I realized that not only the format wasn’t as desired but it also had missing values! I decided to fill in the data values from other monitoring stations in Delhi. But even after filling in the data it still had some missing values. For this I filled in the average of adjacent values.
Next, I took out the weekly averages of the daily data. My data was finally clean and ready to use. All of the data cleaning was done in Ms Excel using VBA since it was not possible to do all this on data with 2000+ rows. Also, a lot of errors could creep in and could take up a lot of time. Even after doing it with VBA, data cleaning part took me longest. The data of 2020 was deliberately not used in order to check the accuracy of the time series model. Finally, the line plot of data from Jan 2014 to Dec 2019 looked like this-
The plot was coherent with the seasonal nature of the pollution levels. It had it’s peaks in the winter months while it dropped in the summers. The next step was to analyze the data.
After realizing that analyzing the data was easier in R Language ,I switched to it. I imported the data using the “read_xlsx()” function from the “readxl” package. Being was familiar with the plot of the data and I knew that the data has seasonality. I analyzed the data by following these steps.
The first step I followed was to difference the data with lag 52 (pertains to 52 weeks) to remove the seasonality. The function I used here was “diff()”.

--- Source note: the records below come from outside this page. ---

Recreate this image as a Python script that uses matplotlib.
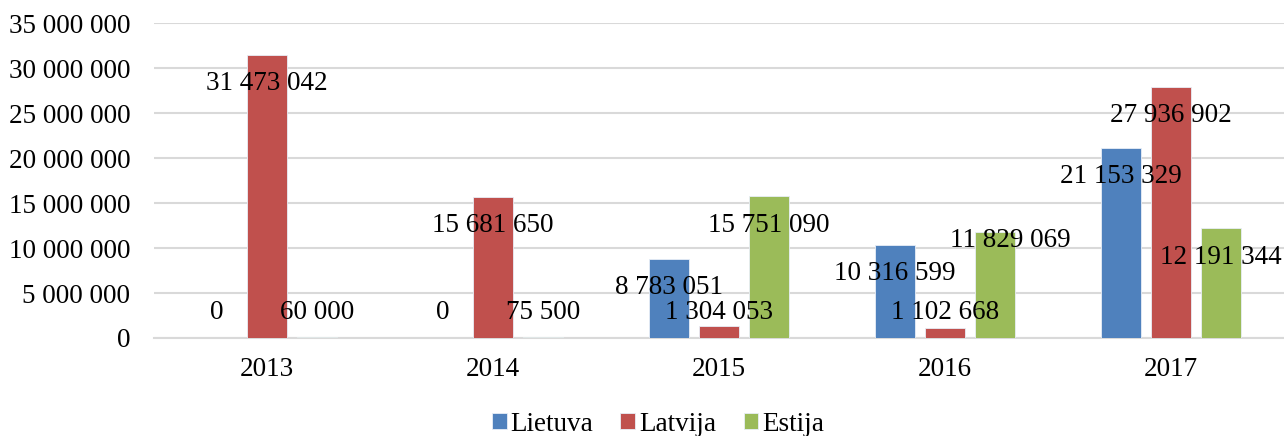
import matplotlib.pyplot as plt
import numpy as np

years = ["2013", "2014", "2015", "2016", "2017"]
lietuva = [0, 0, 8783051, 10316599, 21153329]
latvija = [31473042, 15681650, 1304053, 1102668, 27936902]
estija = [60000, 75500, 15751090, 11829069, 12191344]

series = [("Lietuva", lietuva, "#4F81BD"),
          ("Latvija", latvija, "#C0504D"),
          ("Estija", estija, "#9BBB59")]

plt.rcParams['font.family'] = ['Liberation Serif', 'DejaVu Serif']
plt.rcParams['font.size'] = 19.5

fig = plt.figure(figsize=(12.84, 4.36), dpi=100)
ax = fig.add_axes([0.12, 0.2248, 0.88, 0.7222])

x = np.arange(len(years))
width = 0.177
step = 0.221

def fmt(v):
    return f"{int(v):,}".replace(",", " ")

for i, (name, vals, color) in enumerate(series):
    pos = x + (i - 1) * step
    ax.bar(pos, vals, width, color=color, edgecolor="#e8eef7", linewidth=0.6,
           label=name, zorder=3)
    for px, v in zip(pos, vals):
        # label sits inside the bar end, but not below the axis
        ly = max(v - 3.2e6, 2.78e6)
        dx = 0
        if name == "Estija" and v == 11829069:
            ly = v - 0.95e6
            dx = 0.066
        ax.text(px + dx, ly, fmt(v), ha="center", va="center", zorder=4)

ax.set_xlim(-0.5, len(years) - 0.5)
ax.set_ylim(0, 35000000)
ax.set_yticks(np.arange(0, 35000001, 5000000))
ax.set_yticklabels([fmt(t) for t in ax.get_yticks()])
ax.set_xticks(x)
ax.set_xticklabels(years)
ax.yaxis.grid(True, color="#d9d9d9", linewidth=1.5, zorder=0)
ax.set_axisbelow(True)
for s in ["top", "right", "left"]:
    ax.spines[s].set_visible(False)
ax.spines["bottom"].set_color("#d9d9d9")
ax.spines["bottom"].set_linewidth(1.5)
ax.tick_params(axis="both", length=0)
ax.tick_params(axis="y", pad=17)
ax.tick_params(axis="x", pad=14)

fig.legend(loc="center", bbox_to_anchor=(658 / 1284, 1 - 424 / 436), ncol=3,
           frameon=False, handlelength=0.55, handleheight=0.55,
           handletextpad=0.15, columnspacing=1.0, borderaxespad=0)

fig.savefig("out.png", dpi=100)
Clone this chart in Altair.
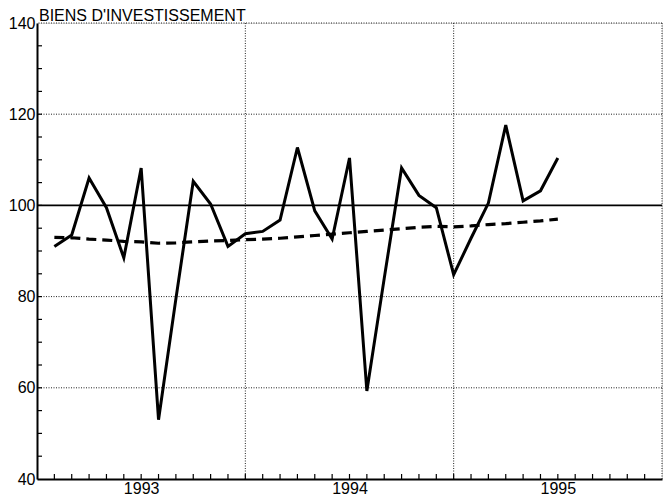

I plotted the differenced data and it looked like this.
The data has to be stationary for any time series analysis. The plot looked promising, however, I decided to apply a formal test to check it. I used the Phillips-Perron test for checking stationarity of the data. Function used was “PP.test”.
The test returned the value 0.01 which was sufficient to reject the hypothesis that the data is not stationary. R gives us the following output.
Analyzing ACF and PACF
Analyzing Auto Correlation Function and Partial Auto Correlation Function is important to get insights about the data. It gives an idea about the values of p and q (the no. of parameters) to be used. The ACF came out to be decaying rapidly. While the PACF cut-off after lag 3. This suggested it to be an ARMA (3,0).
Fitting the Model
The next step was to fit a model to the data. I used “ARIMA ()” function for the job. I used p =3, d=0, q=0 initially. Note that this model is not fitted on the original data but on the data after seasonal differencing. Thus, this time series model will predict the seasonal differences. Here is the output of the code.
Thus our final equation becomes-
Xt = -7.9409 + .2545*Xt-1 – 0.0011*Xt-2 +0.2122*Xt-3 + et
The sigma^2 = 1991 represents the estimated variance of residuals or the error terms. The numbers below the estimated coefficients are the estimated standard errors of the coefficients. They can be used to find out Confidence Intervals of our predictions. We will know what AIC means when we compare this model to other models.
It is assumed that the errors follow a N (0, sigma^2) distribution. Also, the errors must not be related to each other (no autocorrelation). In other words, the error is a white noise process. To check this, I plotted ACF of error terms. The plot suggested there was no autocorrelation among the errors as ACF cut-off after lag 0 (the blue line represents 95% CI around 0). Also, the error moved around 0 with almost equal variance.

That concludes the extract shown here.